> **WRITTEN REQUEST**:
Exactly retype the lines of the material from its first line to the line with "ax = fig.add_axes([111", including both.

> **PROVIDED DATA**:
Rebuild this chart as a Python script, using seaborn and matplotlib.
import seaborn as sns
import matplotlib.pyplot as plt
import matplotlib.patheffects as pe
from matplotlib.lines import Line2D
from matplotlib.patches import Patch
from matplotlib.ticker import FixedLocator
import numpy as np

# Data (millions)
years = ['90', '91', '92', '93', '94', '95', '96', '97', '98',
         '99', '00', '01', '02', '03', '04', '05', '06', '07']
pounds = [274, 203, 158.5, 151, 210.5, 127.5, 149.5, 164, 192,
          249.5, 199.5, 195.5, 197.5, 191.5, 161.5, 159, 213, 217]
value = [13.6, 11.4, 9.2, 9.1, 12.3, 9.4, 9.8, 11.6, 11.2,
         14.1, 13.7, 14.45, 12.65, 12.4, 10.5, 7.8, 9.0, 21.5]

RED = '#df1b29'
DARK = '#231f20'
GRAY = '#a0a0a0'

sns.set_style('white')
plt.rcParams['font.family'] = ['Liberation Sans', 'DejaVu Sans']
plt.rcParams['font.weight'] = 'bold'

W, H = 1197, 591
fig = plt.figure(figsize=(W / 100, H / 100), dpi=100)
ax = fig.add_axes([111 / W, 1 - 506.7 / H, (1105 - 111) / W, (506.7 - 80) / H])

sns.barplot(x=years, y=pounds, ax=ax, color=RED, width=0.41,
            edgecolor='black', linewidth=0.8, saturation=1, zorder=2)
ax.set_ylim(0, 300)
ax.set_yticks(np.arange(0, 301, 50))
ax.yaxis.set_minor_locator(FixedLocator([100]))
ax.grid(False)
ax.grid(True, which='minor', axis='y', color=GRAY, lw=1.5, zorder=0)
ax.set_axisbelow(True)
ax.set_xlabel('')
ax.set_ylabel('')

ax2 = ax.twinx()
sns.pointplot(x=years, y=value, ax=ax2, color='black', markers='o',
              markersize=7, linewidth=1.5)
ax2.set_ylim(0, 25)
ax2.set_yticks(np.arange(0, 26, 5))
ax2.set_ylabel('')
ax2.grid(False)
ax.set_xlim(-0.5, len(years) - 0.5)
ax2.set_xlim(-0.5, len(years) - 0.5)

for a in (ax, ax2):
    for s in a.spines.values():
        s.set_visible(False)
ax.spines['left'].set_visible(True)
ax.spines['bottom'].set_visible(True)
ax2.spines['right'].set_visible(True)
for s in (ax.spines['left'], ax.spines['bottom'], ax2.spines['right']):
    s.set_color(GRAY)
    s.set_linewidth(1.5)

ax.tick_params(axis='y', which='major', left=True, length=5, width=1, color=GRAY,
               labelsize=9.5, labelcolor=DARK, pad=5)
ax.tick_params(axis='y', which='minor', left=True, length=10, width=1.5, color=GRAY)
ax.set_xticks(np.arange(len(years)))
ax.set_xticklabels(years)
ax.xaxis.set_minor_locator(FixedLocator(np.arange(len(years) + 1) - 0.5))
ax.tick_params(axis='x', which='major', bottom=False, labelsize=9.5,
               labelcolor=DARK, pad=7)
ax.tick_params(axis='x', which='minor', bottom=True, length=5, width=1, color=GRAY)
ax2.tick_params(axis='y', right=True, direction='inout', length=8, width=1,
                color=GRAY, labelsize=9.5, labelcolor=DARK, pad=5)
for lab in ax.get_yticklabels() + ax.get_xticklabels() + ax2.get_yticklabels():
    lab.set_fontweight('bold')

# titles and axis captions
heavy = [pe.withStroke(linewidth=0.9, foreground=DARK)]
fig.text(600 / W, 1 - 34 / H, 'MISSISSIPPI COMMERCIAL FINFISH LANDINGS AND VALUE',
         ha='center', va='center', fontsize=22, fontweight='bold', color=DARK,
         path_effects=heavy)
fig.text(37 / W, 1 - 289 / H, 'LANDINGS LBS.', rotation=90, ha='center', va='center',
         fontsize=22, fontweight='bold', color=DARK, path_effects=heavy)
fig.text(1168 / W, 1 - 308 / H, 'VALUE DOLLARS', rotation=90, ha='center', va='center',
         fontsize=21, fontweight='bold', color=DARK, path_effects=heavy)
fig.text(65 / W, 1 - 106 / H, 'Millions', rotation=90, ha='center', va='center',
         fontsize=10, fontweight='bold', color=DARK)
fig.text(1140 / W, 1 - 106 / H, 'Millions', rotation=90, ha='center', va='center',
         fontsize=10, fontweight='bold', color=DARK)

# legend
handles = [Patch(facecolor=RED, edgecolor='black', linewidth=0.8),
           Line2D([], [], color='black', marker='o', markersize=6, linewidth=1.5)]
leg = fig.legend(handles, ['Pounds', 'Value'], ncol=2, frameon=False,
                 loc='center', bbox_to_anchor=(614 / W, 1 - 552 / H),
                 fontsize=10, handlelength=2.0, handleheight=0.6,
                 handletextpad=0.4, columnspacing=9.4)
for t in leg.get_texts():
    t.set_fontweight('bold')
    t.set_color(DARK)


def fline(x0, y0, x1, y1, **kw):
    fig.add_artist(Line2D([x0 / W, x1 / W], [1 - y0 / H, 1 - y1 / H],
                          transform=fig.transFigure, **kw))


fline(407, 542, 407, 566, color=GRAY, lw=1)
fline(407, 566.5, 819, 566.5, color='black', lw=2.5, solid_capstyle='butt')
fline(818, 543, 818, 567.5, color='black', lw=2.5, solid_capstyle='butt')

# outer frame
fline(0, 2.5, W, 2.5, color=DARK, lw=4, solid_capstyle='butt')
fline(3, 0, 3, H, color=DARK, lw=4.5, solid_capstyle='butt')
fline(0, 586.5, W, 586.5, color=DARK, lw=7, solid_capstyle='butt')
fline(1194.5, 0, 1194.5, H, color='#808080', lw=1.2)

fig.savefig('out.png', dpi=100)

> **REPLY**:
Rebuild this chart as a Python script, using seaborn and matplotlib.
import seaborn as sns
import matplotlib.pyplot as plt
import matplotlib.patheffects as pe
from matplotlib.lines import Line2D
from matplotlib.patches import Patch
from matplotlib.ticker import FixedLocator
import numpy as np

# Data (millions)
years = ['90', '91', '92', '93', '94', '95', '96', '97', '98',
         '99', '00', '01', '02', '03', '04', '05', '06', '07']
pounds = [274, 203, 158.5, 151, 210.5, 127.5, 149.5, 164, 192,
          249.5, 199.5, 195.5, 197.5, 191.5, 161.5, 159, 213, 217]
value = [13.6, 11.4, 9.2, 9.1, 12.3, 9.4, 9.8, 11.6, 11.2,
         14.1, 13.7, 14.45, 12.65, 12.4, 10.5, 7.8, 9.0, 21.5]

RED = '#df1b29'
DARK = '#231f20'
GRAY = '#a0a0a0'

sns.set_style('white')
plt.rcParams['font.family'] = ['Liberation Sans', 'DejaVu Sans']
plt.rcParams['font.weight'] = 'bold'

W, H = 1197, 591
fig = plt.figure(figsize=(W / 100, H / 100), dpi=100)
ax = fig.add_axes([111 / W, 1 - 506.7 / H, (1105 - 111) / W, (506.7 - 80) / H])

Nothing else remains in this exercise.